Dari enam negara yang ditambahkan ke larangan itu, empat adalah negara Afrika dan tiga memiliki populasi mayoritas Muslim. Demokrat dan pendukung imigrasi menuduh pemerintahan Trump berusaha untuk memperluas larangan asli 2017 yang menargetkan negara-negara mayoritas Muslim dan secara tidak proporsional berfokus pada negara-negara Afrika.
Penjabat Sekretaris Keamanan Dalam Negeri Chad Wolf selama pembicaraan dengan wartawan mengatakan keenam negara gagal memenuhi standar keamanan dan pembagian informasi AS, yang mengharuskan pembatasan baru.
Masalah yang dikutip Wolf berkisar dari teknologi paspor di bawah standar hingga kegagalan bertukar informasi tentang tersangka dan penjahat ‘terorisme’ secara memadai.
Belarus, yang telah dipertimbangkan untuk masuk ke dalam daftar, mengambil langkah-langkah untuk memperbaiki kekurangan dalam beberapa bulan terakhir dan tidak akan menghadapi pembatasan visa, kata Wolf.
Amerika Serikat akan menangguhkan penerbitan visa yang dapat membuat imigran dari Eritrea, Kirgistan, Myanmar, dan Nigeria memperoleh izin tinggal permanen, kata proklamasi presiden. Visa sementara untuk turis, pebisnis, pelajar, dan pekerja dari negara-negara itu tidak akan terpengaruh, katanya.
Pemerintah AS juga akan berhenti mengeluarkan “visa keanekaragaman” untuk warga negara Sudan dan Tanzania, menurut pembatasan itu. Visa, yang dikritik Trump, tersedia dengan lotere untuk pelamar dari negara-negara dengan tingkat imigrasi rendah.
“Negara-negara ini, sebagian besar, ingin membantu,” kata Wolf, “tetapi karena berbagai alasan berbeda hanya gagal memenuhi persyaratan minimum yang kami buat.”

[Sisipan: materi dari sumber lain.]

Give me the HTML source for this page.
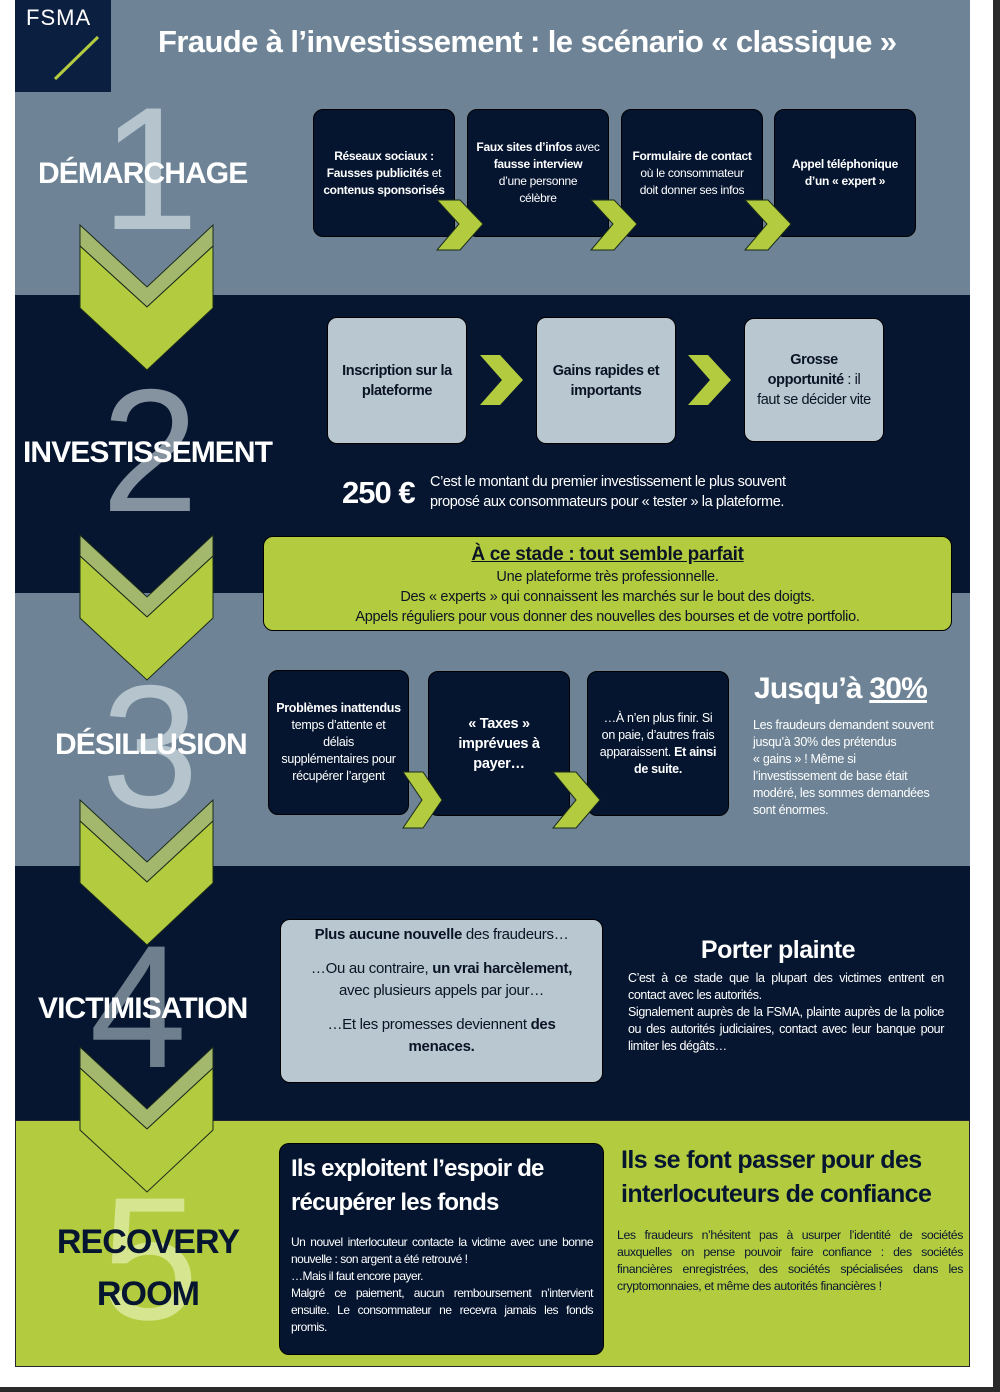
<!DOCTYPE html>
<html><head><meta charset="utf-8">
<style>
*{margin:0;padding:0;box-sizing:border-box}
body{width:1000px;height:1392px;background:#fff;position:relative;overflow:hidden;font-family:"Liberation Sans",sans-serif;}
.a{position:absolute}
.sec{position:absolute;left:15px;width:955px}
.box{position:absolute;border-radius:10px;display:flex;align-items:center;justify-content:center;text-align:center;border:1px solid #000}
.dk{background:#051530;color:#fff;font-size:12px;line-height:17px;letter-spacing:-0.3px}
.lt{background:#b9c7d0;color:#0b1424;font-size:14.5px;line-height:20px;letter-spacing:-0.4px;font-weight:bold}
.num{position:absolute;font-size:175px;line-height:180px;font-family:"Liberation Sans",sans-serif;width:100px;text-align:center}
.lab{position:absolute;font-weight:bold;font-size:30px;color:#fff;letter-spacing:-0.9px;white-space:nowrap}
b{font-weight:bold}
</style></head><body>
<div class="sec" style="top:0;height:295px;background:#6e8496"></div>
<div class="sec" style="top:295px;height:298px;background:#061630"></div>
<div class="sec" style="top:593px;height:273px;background:#6e8496"></div>
<div class="sec" style="top:866px;height:254px;background:#061630"></div>
<div class="sec" style="top:1120px;height:247px;background:#b3cb3f;border:1px solid #223"></div>
<div class="a" style="left:0;top:1387px;width:1000px;height:5px;background:#2a2a2a"></div>
<div class="a" style="left:993px;top:0;width:7px;height:1392px;background:#2a2a2a"></div>

<!-- logo -->
<div class="a" style="left:15px;top:0;width:96px;height:92px;background:#0b1f40"></div>
<div class="a" style="left:26px;top:5px;color:#fff;font-size:22px;letter-spacing:1px">FSMA</div>
<svg class="a" style="left:15px;top:0" width="96" height="92"><line x1="40" y1="79" x2="83" y2="37" stroke="#b3cb3f" stroke-width="3"/></svg>
<div class="a" style="left:158px;top:24px;color:#fff;font-weight:bold;font-size:31px;letter-spacing:-0.6px;white-space:nowrap">Fraude à l’investissement : le scénario « classique »</div>

<!-- big numbers -->
<div class="num" style="left:100px;top:80px;color:#b5c4cd">1</div>
<div class="num" style="left:100px;top:362px;color:#8592a0">2</div>
<div class="num" style="left:100px;top:658px;color:#b5c4cd">3</div>
<div class="num" style="left:88px;top:918px;color:#6f7f8d">4</div>
<div class="num" style="left:100px;top:1170px;color:#d6e58f">5</div>

<!-- chevrons -->
<svg class="a" style="left:0;top:0" width="1000" height="1392">
<g stroke="#1a2a1a" stroke-width="1">
<polygon points="80,225 147,287 213,225 213,246 147,307 80,246" fill="#a4b86d"/><polygon points="80,246 147,307 213,246 213,308 147,370 80,308" fill="#b3cb3f"/>
<polygon points="80,535 147,597 213,535 213,556 147,617 80,556" fill="#a4b86d"/><polygon points="80,556 147,617 213,556 213,618 147,680 80,618" fill="#b3cb3f"/>
<polygon points="80,800 147,862 213,800 213,821 147,882 80,821" fill="#a4b86d"/><polygon points="80,821 147,882 213,821 213,883 147,945 80,883" fill="#b3cb3f"/>
<polygon points="80,1047 147,1109 213,1047 213,1068 147,1129 80,1068" fill="#a4b86d"/><polygon points="80,1068 147,1129 213,1068 213,1130 147,1192 80,1130" fill="#b3cb3f"/>
</g>
</svg>
<div class="num" style="left:100px;top:80px;color:#b5c4cd">1</div>

<div class="lab" style="left:38px;top:157px">DÉMARCHAGE</div>
<div class="lab" style="left:23px;top:436px">INVESTISSEMENT</div>
<div class="lab" style="left:55px;top:728px">DÉSILLUSION</div>
<div class="lab" style="left:38px;top:992px">VICTIMISATION</div>
<div class="lab" style="left:48px;top:1216px;color:#061630;font-size:34px;width:200px;text-align:center;line-height:52px">RECOVERY<br>ROOM</div>

<!-- section 1 boxes -->
<div class="box dk" style="left:313px;top:109px;width:142px;height:128px;font-weight:bold"><div>Réseaux sociaux :<br>Fausses publicités <span style="font-weight:normal">et</span><br>contenus sponsorisés</div></div>
<div class="box dk" style="left:467px;top:109px;width:142px;height:128px"><div><b>Faux sites d’infos</b> avec<br><b>fausse interview</b><br>d’une personne<br>célèbre</div></div>
<div class="box dk" style="left:621px;top:109px;width:142px;height:128px"><div><b>Formulaire de contact</b><br>où le consommateur<br>doit donner ses infos</div></div>
<div class="box dk" style="left:774px;top:109px;width:142px;height:128px;font-weight:bold"><div>Appel téléphonique<br>d’un « expert »</div></div>

<svg class="a" style="left:0;top:0" width="1000" height="1392">
<g fill="#b3cb3f" stroke="#1a2a1a" stroke-width="1">
<polygon points="437,200 460,200 483,224 460,250 437,250 459,224"/>
<polygon points="591,200 614,200 637,224 614,250 591,250 613,224"/>
<polygon points="745,200 768,200 791,224 768,250 745,250 767,224"/>
<polygon points="480,355 500,355 523,380 500,405 480,405 502,380" stroke="none"/>
<polygon points="688,355 708,355 731,380 708,405 688,405 710,380" stroke="none"/>
</g></svg>

<!-- section 2 -->
<div class="box lt" style="left:327px;top:317px;width:140px;height:127px"><div>Inscription sur la<br>plateforme</div></div>
<div class="box lt" style="left:536px;top:317px;width:140px;height:127px"><div>Gains rapides et<br>importants</div></div>
<div class="box lt" style="left:744px;top:318px;width:140px;height:124px"><div>Grosse<br>opportunité <span style="font-weight:normal">: il<br>faut se décider vite</span></div></div>
<div class="a" style="left:342px;top:475px;color:#fff;font-weight:bold;font-size:31px;letter-spacing:-1px">250 €</div>
<div class="a" style="left:430px;top:472px;color:#fff;font-size:14.5px;line-height:20px;letter-spacing:-0.4px;white-space:nowrap">C’est le montant du premier investissement le plus souvent<br>proposé aux consommateurs pour « tester » la plateforme.</div>
<div class="box" style="left:263px;top:536px;width:689px;height:95px;background:#b3cb3f;color:#0b1424;font-size:14.5px;line-height:20px;letter-spacing:-0.3px;display:block;padding-top:6px"><div style="font-weight:bold;font-size:19px;text-decoration:underline;line-height:24px">À ce stade : tout semble parfait</div>Une plateforme très professionnelle.<br>Des « experts » qui connaissent les marchés sur le bout des doigts.<br>Appels réguliers pour vous donner des nouvelles des bourses et de votre portfolio.</div>

<!-- section 3 -->
<div class="box dk" style="left:268px;top:670px;width:141px;height:145px;font-size:12.5px"><div><b>Problèmes inattendus</b><br>temps d’attente et<br>délais<br>supplémentaires pour<br>récupérer l’argent</div></div>
<div class="box dk" style="left:428px;top:671px;width:142px;height:145px;font-weight:bold;font-size:14.5px;line-height:20px"><div>« Taxes »<br>imprévues à<br>payer…</div></div>
<div class="box dk" style="left:587px;top:671px;width:142px;height:145px;font-size:12.5px"><div>…À n’en plus finir. Si<br>on paie, d’autres frais<br>apparaissent. <b>Et ainsi<br>de suite.</b></div></div>
<svg class="a" style="left:0;top:0" width="1000" height="1392"><g fill="#b3cb3f" stroke="#1a2a1a" stroke-width="1">
<polygon points="403,772 423,772 442,800 423,828 403,828 422,800"/>
<polygon points="553,772 576,772 600,800 576,828 553,828 576,800"/></g></svg>
<div class="a" style="left:754px;top:672px;color:#fff;font-weight:bold;font-size:30px;letter-spacing:-0.8px">Jusqu’à <u>30%</u></div>
<div class="a" style="left:753px;top:717px;color:#fff;font-size:12.5px;line-height:17px;letter-spacing:-0.3px;white-space:nowrap">Les fraudeurs demandent souvent<br>jusqu’à 30% des prétendus<br>« gains » ! Même si<br>l’investissement de base était<br>modéré, les sommes demandées<br>sont énormes.</div>

<!-- section 4 -->
<div class="box" style="left:280px;top:919px;width:323px;height:164px;background:#b9c7d0;color:#0b1424;font-size:15px;line-height:22px;letter-spacing:-0.3px;display:block;padding-top:4px"><b>Plus aucune nouvelle</b> des fraudeurs…<br><div style="height:12px"></div>…Ou au contraire, <b>un vrai harcèlement,</b><br>avec plusieurs appels par jour…<br><div style="height:12px"></div>…Et les promesses deviennent <b>des<br>menaces.</b></div>
<div class="a" style="left:628px;top:936px;width:300px;text-align:center;color:#fff;font-weight:bold;font-size:25px;letter-spacing:-0.5px">Porter plainte</div>
<div class="a" style="left:628px;top:970px;width:316px;color:#fff;font-size:12.5px;line-height:17px;letter-spacing:-0.4px;text-align:justify">C’est à ce stade que la plupart des victimes entrent en contact avec les autorités.<br>Signalement auprès de la FSMA, plainte auprès de la police ou des autorités judiciaires, contact avec leur banque pour limiter les dégâts…</div>

<!-- section 5 -->
<div class="box" style="left:279px;top:1143px;width:325px;height:212px;background:#051530;color:#fff;display:block;text-align:left;padding:8px 10px 0 11px">
<div style="font-weight:bold;font-size:24px;line-height:34px;letter-spacing:-0.8px">Ils exploitent l’espoir de récupérer les fonds</div>
<div style="margin-top:14px;font-size:12px;line-height:17px;letter-spacing:-0.5px;text-align:justify">Un nouvel interlocuteur contacte la victime avec une bonne nouvelle : son argent a été retrouvé !<br>…Mais il faut encore payer.<br>Malgré ce paiement, aucun remboursement n’intervient ensuite. Le consommateur ne recevra jamais les fonds promis.</div></div>
<div class="a" style="left:621px;top:1143px;color:#061630;font-weight:bold;font-size:25px;line-height:34px;letter-spacing:-0.6px;white-space:nowrap">Ils se font passer pour des<br>interlocuteurs de confiance</div>
<div class="a" style="left:617px;top:1227px;width:346px;color:#061630;font-size:12.3px;line-height:17px;letter-spacing:-0.4px;text-align:justify">Les fraudeurs n’hésitent pas à usurper l’identité de sociétés auxquelles on pense pouvoir faire confiance : des sociétés financières enregistrées, des sociétés spécialisées dans les cryptomonnaies, et même des autorités financières !</div>
</body></html>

Larangan perjalanan asli melarang hampir semua imigran dan pelancong dari tujuh negara dengan populasi mayoritas Muslim. Kebijakan itu direvisi di tengah tantangan pengadilan, tetapi Mahkamah Agung AS akhirnya menguatkannya pada Juni 2018.
Trump telah menjadikan tindakan keras terhadap imigrasi sebagai fokus kampanye pemilihan ulang tahun 2020. Kebijakan larangan bepergiannya populer di kalangan pendukung Partai Republik.
Versi larangan yang ada termasuk Iran, Libya, Somalia, Suriah, dan Yaman. Korea Utara dan Venezuela juga menghadapi larangan ini, tetapi langkah-langkah itu mempengaruhi relatif sedikit pelancong. Pembatasan itu akan tetap berlaku.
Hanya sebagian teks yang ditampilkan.